What’s not to love about the boiled sap of the maple tree? Well, besides the literal description there. maple syrup is unique among sweeteners for its delicate, unmistakable taste. Where other sweeteners taste largely like iterations of one another, maple possesses a certain elegant something extra. And as far as sugars go, maple is relatively rich in nutrients. Zinc, calcium, riboflavin, and magnesium are all there in the amber liquid, along with some scattershot antioxidants. But much like turbinado, there’s no way you could consume enough maple syrup in a day to ever get a meaningful amount of those nutrients.

Stevia

Along with agave, stevia has risen to cafe milk station prominence in recent years thanks to its perceived wellness halo. And like agave, the truth about stevia’s health benefits are largely misunderstood and somewhat questionable.
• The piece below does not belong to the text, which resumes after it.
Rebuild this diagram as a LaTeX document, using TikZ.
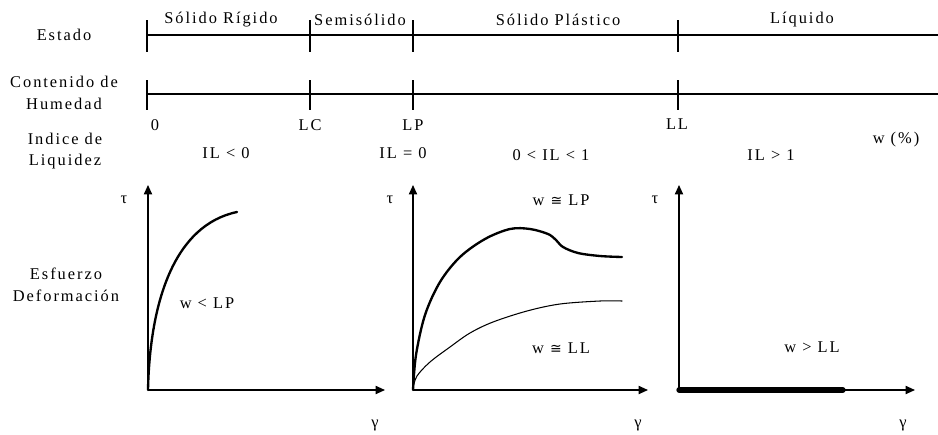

Stevia contains zero calories, and naturally at that. The sweetener made from the extracted leaves of the stevia plant is 300 times sweeter than white sugar, even as it has zero impact on your body’s blood-sugar levels. But consumer-ready stevia often contains sugar alcohols, a type of non-digestible carbohydrate that can wreak havoc upon your digestive system, causing cramping, bloating and gas as it moves through your body.

Coconut sugar

Along with turbinado and maple, coconut sugar rounds out the trifecta of sweeteners with minimal nutrients that have been effectively marketed to appear dramatically more bountiful. Granulated crystals formed by harvesting the sap of the coconut tree contain potassium, phosphorus, magnesium and calcium, but in such tiny amounts that you would have to consume a ¼ of a cup of sugar to experience any sort of impact. Coconut sugar contains less fructose than most of the options on this list, making it easier on your liver. But on the flip side, that means that it is higher in blood sugar-spiking sucrose.